India’s price gauge ticked up but stayed contained. Retail inflation, measured by the Consumer Price Index, rose to 4.38% in June from 3.93% in May — comfortably within the Reserve Bank of India’s 2–6% tolerance band and close to its 4% target. The pickup was led by food, where inflation firmed to 5.32%, with sharp moves in a handful of items such as ginger and tomatoes doing much of the work.
The split beneath the headline matters. Rural inflation, at 4.74%, ran hotter than urban at 3.92%, a familiar pattern when food does the pushing. With a below-normal monsoon forecast for July and kharif sowing running behind, the food basket is the variable to watch — the swing factor that will decide whether headline inflation drifts toward the upper half of the band or settles back toward target in the months ahead.
Inflation near target buys the central bank room. A soft monsoon is the reason it will keep that room in reserve rather than spend it.

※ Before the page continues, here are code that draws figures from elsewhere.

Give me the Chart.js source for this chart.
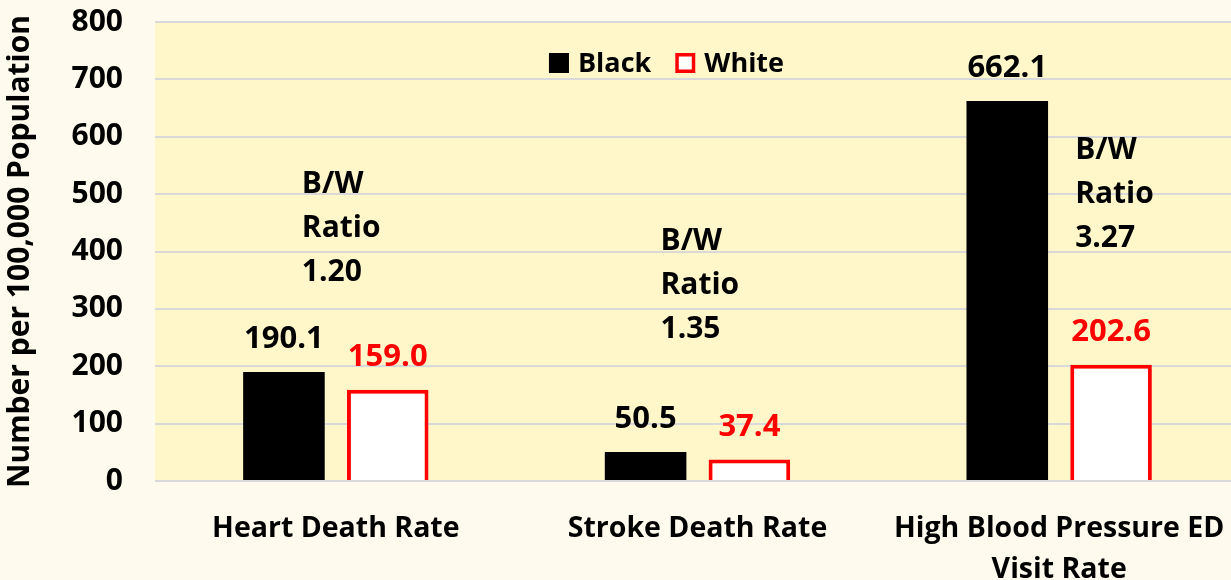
<!DOCTYPE html>
<html>
<head>
<meta charset="utf-8">
<script src="https://cdn.jsdelivr.net/npm/chart.js@4"></script>
<style>
  html, body { margin: 0; padding: 0; background: #FFFAEE; overflow: hidden; }
  canvas { display: block; }
</style>
</head>
<body>
<!-- la zone de tracé déborde un peu à droite, comme sur l'original -->
<canvas id="chart" width="1240" height="580"></canvas>
<script>
// --- data ---
const categories = ['Heart Death Rate', 'Stroke Death Rate', ['High Blood Pressure ED', 'Visit Rate']];
const blackRates = [190.1, 50.5, 662.1];
const whiteRates = [159.0, 37.4, 202.6];
const ratioLabels = ['1.20', '1.35', '3.27'];
const yTicks = [0, 100, 200, 300, 400, 500, 600, 700, 800];

const FONT = '"Open Sans", Lato, sans-serif';

// fond jaune de la zone de tracé
const plotBg = {
    id: 'plotBg',
    beforeDraw(chart) {
        const { ctx, chartArea: a } = chart;
        ctx.save();
        ctx.fillStyle = '#FFF7CA';
        ctx.fillRect(a.left, a.top, a.right - a.left, a.bottom - a.top);
        ctx.restore();
    }
};

// valeurs au-dessus des barres
const valueLabels = {
    id: 'valueLabels',
    afterDatasetsDraw(chart) {
        const ctx = chart.ctx;
        ctx.save();
        ctx.font = 'bold 31px ' + FONT;
        ctx.textAlign = 'center';
        ctx.textBaseline = 'alphabetic';
        chart.data.datasets.forEach((ds, i) => {
            chart.getDatasetMeta(i).data.forEach((bar, j) => {
                ctx.fillStyle = ds.labelColor;
                ctx.fillText(ds.data[j].toFixed(1), bar.x, bar.y - 24);
            });
        });
        ctx.restore();
    }
};

// texte "B/W Ratio x.xx"
const ratioNotes = {
    id: 'ratioNotes',
    afterDatasetsDraw(chart, args, opts) {
        const ctx = chart.ctx;
        const x = chart.scales.x, y = chart.scales.y;
        ctx.save();
        ctx.font = 'bold 30px ' + FONT;
        ctx.fillStyle = '#000';
        ctx.textAlign = 'left';
        ctx.textBaseline = 'alphabetic';
        ratioLabels.forEach((r, i) => {
            const p = opts.anchors[i];
            const px = x.getPixelForValue(i) + p.dx;
            const py = y.getPixelForValue(p.y);
            ['B/W', 'Ratio', r].forEach((line, k) => {
                ctx.fillText(line, px, py + k * opts.lineGap);
            });
        });
        ctx.restore();
    }
};

// légende dessinée à la main dans la zone de tracé
const insideLegend = {
    id: 'insideLegend',
    afterDraw(chart, args, opts) {
        const { ctx, chartArea: a } = chart;
        ctx.save();
        ctx.font = 'bold 27px ' + FONT;
        ctx.textBaseline = 'alphabetic';
        const box = 20, gapBox = 9, gapItem = 24;
        const items = chart.data.datasets.map(ds => ({ ds, w: box + gapBox + ctx.measureText(ds.label).width }));
        const total = items.reduce((s, it) => s + it.w, 0) + gapItem * (items.length - 1);
        let cx = (a.left + a.right) / 2 + opts.offsetX - total / 2;
        const top = a.top + opts.offsetY;
        items.forEach(it => {
            const ds = it.ds;
            ctx.fillStyle = ds.backgroundColor;
            ctx.fillRect(cx, top, box, box);
            if (ds.borderWidth) {
                ctx.strokeStyle = ds.borderColor;
                ctx.lineWidth = 3.5;
                ctx.strokeRect(cx + 1.75, top + 1.75, box - 3.5, box - 3.5);
            }
            ctx.fillStyle = '#000';
            ctx.fillText(ds.label, cx + box + gapBox, top + box - 1);
            cx += it.w + gapItem;
        });
        ctx.restore();
    }
};

new Chart(document.getElementById('chart'), {
    type: 'bar',
    data: {
        labels: categories,
        datasets: [
            {
                label: 'Black',
                data: blackRates,
                backgroundColor: '#000000',
                borderWidth: 0,
                labelColor: '#000000'
            },
            {
                label: 'White',
                data: whiteRates,
                backgroundColor: '#FFFFFF',
                borderColor: '#FF0000',
                borderWidth: 4,
                borderSkipped: 'bottom',
                labelColor: '#FF0000'
            }
        ]
    },
    options: {
        responsive: false,
        animation: false,
        categoryPercentage: 0.574,
        barPercentage: 0.786,
        layout: { padding: 0 },
        plugins: {
            legend: { display: false },
            tooltip: { enabled: false },
            ratioNotes: {
                lineGap: 44,
                anchors: [
                    { dx: -34, y: 502 },
                    { dx: -37, y: 402 },
                    { dx: 16, y: 561 }
                ]
            },
            insideLegend: { offsetX: -31, offsetY: 31 }
        },
        scales: {
            x: {
                grid: { display: false },
                border: { display: false },
                ticks: {
                    color: '#000',
                    font: { family: FONT, size: 28.5, weight: 'bold', lineHeight: 1.45 },
                    padding: 19,
                    maxRotation: 0
                },
                afterFit(scale) {
                    scale.height = 99;
                    scale.paddingRight = 0;
                }
            },
            y: {
                min: 0,
                max: 800,
                afterBuildTicks(scale) { scale.ticks = yTicks.map(v => ({ value: v })); },
                grid: { color: '#D9D9D9', lineWidth: 2, drawTicks: false },
                border: { display: false },
                ticks: {
                    color: '#000',
                    font: { family: FONT, size: 30, weight: 'bold' },
                    padding: 32
                },
                title: {
                    display: true,
                    text: 'Number per 100,000 Population',
                    color: '#000',
                    font: { family: FONT, size: 30, weight: 'bold' },
                    padding: { top: 2, bottom: 0 }
                },
                afterFit(scale) {
                    scale.width = 155;
                    scale.paddingTop = 22;
                    scale.paddingBottom = 0;
                }
            }
        }
    },
    plugins: [plotBg, valueLabels, ratioNotes, insideLegend]
});
</script>
</body>
</html>
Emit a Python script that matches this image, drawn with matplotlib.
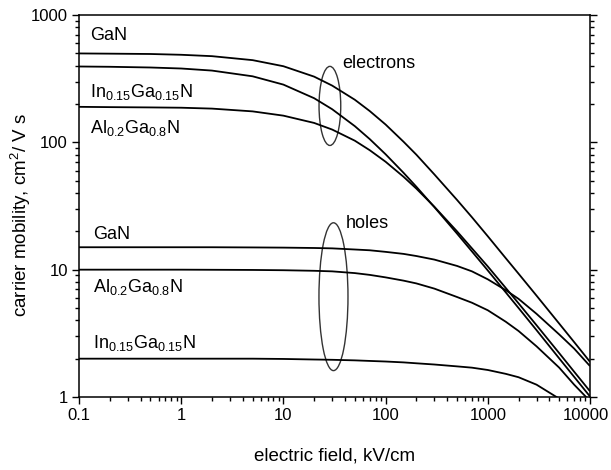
"""
Field-dependent carrier mobility in GaN, AlGaN and InGaN
(electrons and holes), log-log plot.
"""

import matplotlib
matplotlib.use("Agg")
import matplotlib.pyplot as plt
import matplotlib.ticker as ticker
from matplotlib.patches import Ellipse

plt.rcParams["font.family"] = ["Liberation Sans", "DejaVu Sans"]
plt.rcParams["mathtext.default"] = "regular"

# --------------------------------------------------------------------------- #
#  Data: electric field (kV/cm) and mobility (cm^2/V s)                       #
# --------------------------------------------------------------------------- #
field = [0.1, 0.2, 0.5, 1, 2, 5, 10, 20, 30, 50, 70, 100, 150, 200, 300,
         500, 700, 1000, 1500, 2000, 3000, 5000, 7000, 10000]

# electrons
mu_e_gan = [499, 497, 494, 487, 475, 442, 396, 328, 279, 216, 176, 138, 101,
            80, 56, 35.3, 25.8, 18.3, 12.3, 9.3, 6.25, 3.77, 2.70, 1.89]
mu_e_ingan = [394, 392, 387, 380, 366, 330, 284, 222, 182, 134, 106, 80.6,
              57.6, 44.8, 31.0, 19.2, 13.9, 9.86, 6.63, 5.0, 3.35, 2.01, 1.44,
              1.01]
mu_e_algan = [190, 189, 188, 187, 184, 175, 162, 142, 126, 103, 86.7, 70.4,
              53.6, 43.3, 31.2, 20.0, 14.7, 10.6, 7.18, 5.44, 3.66, 2.21, 1.58,
              1.11]

# holes
mu_h_gan = [15.0, 15.0, 15.0, 15.0, 15.0, 14.95, 14.9, 14.8, 14.7, 14.4, 14.2,
            13.8, 13.3, 12.8, 12.0, 10.7, 9.7, 8.4, 6.9, 5.9, 4.5, 3.1, 2.4,
            1.75]
mu_h_algan = [10.0, 10.0, 10.0, 10.0, 9.98, 9.95, 9.9, 9.8, 9.7, 9.4, 9.1,
              8.7, 8.2, 7.8, 7.1, 6.1, 5.5, 4.8, 3.9, 3.3, 2.5, 1.7, 1.25, 0.93]
field_h_ingan = [0.1, 0.2, 0.5, 1, 2, 5, 10, 20, 30, 50, 70, 100, 150, 200,
                 300, 500, 700, 1000, 1500, 2000, 3000, 5000]
mu_h_ingan = [2.0, 2.0, 2.0, 2.0, 2.0, 2.0, 1.99, 1.97, 1.96, 1.94, 1.92, 1.90,
              1.87, 1.84, 1.80, 1.74, 1.70, 1.63, 1.52, 1.43, 1.25, 0.97]

x_ticks = [0.1, 1, 10, 100, 1000, 10000]
y_ticks = [1, 10, 100, 1000]

# --------------------------------------------------------------------------- #
#  Figure                                                                     #
# --------------------------------------------------------------------------- #
fig = plt.figure(figsize=(6.11, 4.70), dpi=100)
ax = fig.add_axes([0.1293, 0.1553, 0.8363, 0.8128])

curve_kw = dict(color="black", lw=1.3, solid_capstyle="butt")
ax.plot(field, mu_e_gan, **curve_kw)
ax.plot(field, mu_e_ingan, **curve_kw)
ax.plot(field, mu_e_algan, **curve_kw)
ax.plot(field, mu_h_gan, **curve_kw)
ax.plot(field, mu_h_algan, **curve_kw)
ax.plot(field_h_ingan, mu_h_ingan, **curve_kw)

ax.set_xscale("log")
ax.set_yscale("log")
ax.set_xlim(0.1, 10000)
ax.set_ylim(1, 1000)

# last x label sits at the figure edge, it is drawn separately a bit inward
x_last = x_ticks[-1]
xfmt = ticker.FuncFormatter(lambda v, _: "" if v == x_last else f"{v:g}")
yfmt = ticker.FuncFormatter(lambda v, _: f"{v:g}")
ax.xaxis.set_major_locator(ticker.FixedLocator(x_ticks))
ax.yaxis.set_major_locator(ticker.FixedLocator(y_ticks))
ax.xaxis.set_major_formatter(xfmt)
ax.yaxis.set_major_formatter(yfmt)
ax.xaxis.set_minor_locator(ticker.LogLocator(base=10, subs=range(2, 10)))
ax.yaxis.set_minor_locator(ticker.LogLocator(base=10, subs=range(2, 10)))
ax.xaxis.set_minor_formatter(ticker.NullFormatter())
ax.yaxis.set_minor_formatter(ticker.NullFormatter())

ax.tick_params(which="both", direction="out", top=False, right=True,
               labelsize=12, width=1.0, pad=3)
ax.tick_params(which="major", length=5)
ax.tick_params(which="minor", length=3)
for sp in ax.spines.values():
    sp.set_linewidth(1.1)

ax.annotate(f"{x_last:g}", xy=(x_last, 0), xycoords=("data", "axes fraction"),
            xytext=(-3.3, -8), textcoords="offset points",
            ha="center", va="top", fontsize=12)

ax.set_xlabel("electric field, kV/cm", fontsize=13.5)
ax.set_ylabel("carrier mobility, cm$^2$/ V s", fontsize=13.5)
ax.xaxis.set_label_coords(0.5, -0.133)
ax.yaxis.set_label_coords(-0.090, 0.476)

# curve labels
lab_kw = dict(fontsize=13, ha="left", va="baseline")
ax.text(0.128, 637, "GaN", **lab_kw)
ax.text(0.128, 228, "In$_{0.15}$Ga$_{0.15}$N", **lab_kw)
ax.text(0.128, 118, "Al$_{0.2}$Ga$_{0.8}$N", **lab_kw)
ax.text(0.137, 17.3, "GaN", **lab_kw)
ax.text(0.137, 6.72, "Al$_{0.2}$Ga$_{0.8}$N", **lab_kw)
ax.text(0.137, 2.41, "In$_{0.15}$Ga$_{0.15}$N", **lab_kw)
ax.text(38, 382, "electrons", **lab_kw)
ax.text(41, 21.1, "holes", **lab_kw)

# group markers around the electron and hole curves
ell_kw = dict(transform=ax.transAxes, fill=False, edgecolor="#333333",
              lw=1.0)
ax.add_patch(Ellipse((0.491, 0.762), 0.0425, 0.207, **ell_kw))
ax.add_patch(Ellipse((0.498, 0.2626), 0.0568, 0.387, **ell_kw))

fig.savefig("out.png", dpi=100)
plt.close(fig)
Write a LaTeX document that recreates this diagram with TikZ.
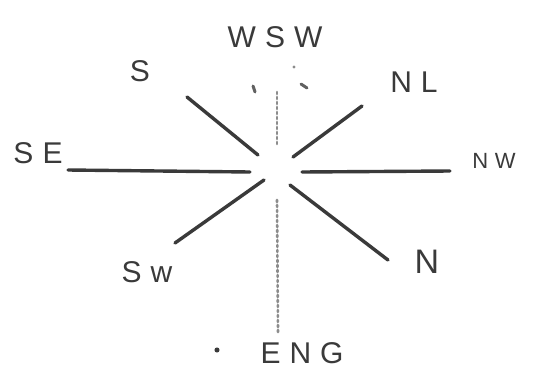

For policy, the print keeps options open. Inflation near target and growth holding up give the central bank the luxury of patience — room to support activity if needed without chasing a price problem that, for now, is concentrated in a few perishable food items rather than broad-based. Crude and the currency are the external risks that could complicate that calm if the West Asia premium persists.
The constructive read is that India’s inflation framework is doing its job: expectations anchored, the band respected, and the debate about fine-tuning rather than fire-fighting. The way forward is the unglamorous plumbing of price stability — supply-side management of perishables, buffer-stock discipline and steady monsoon monitoring — so that a June uptick stays a blip within the band rather than the start of a trend.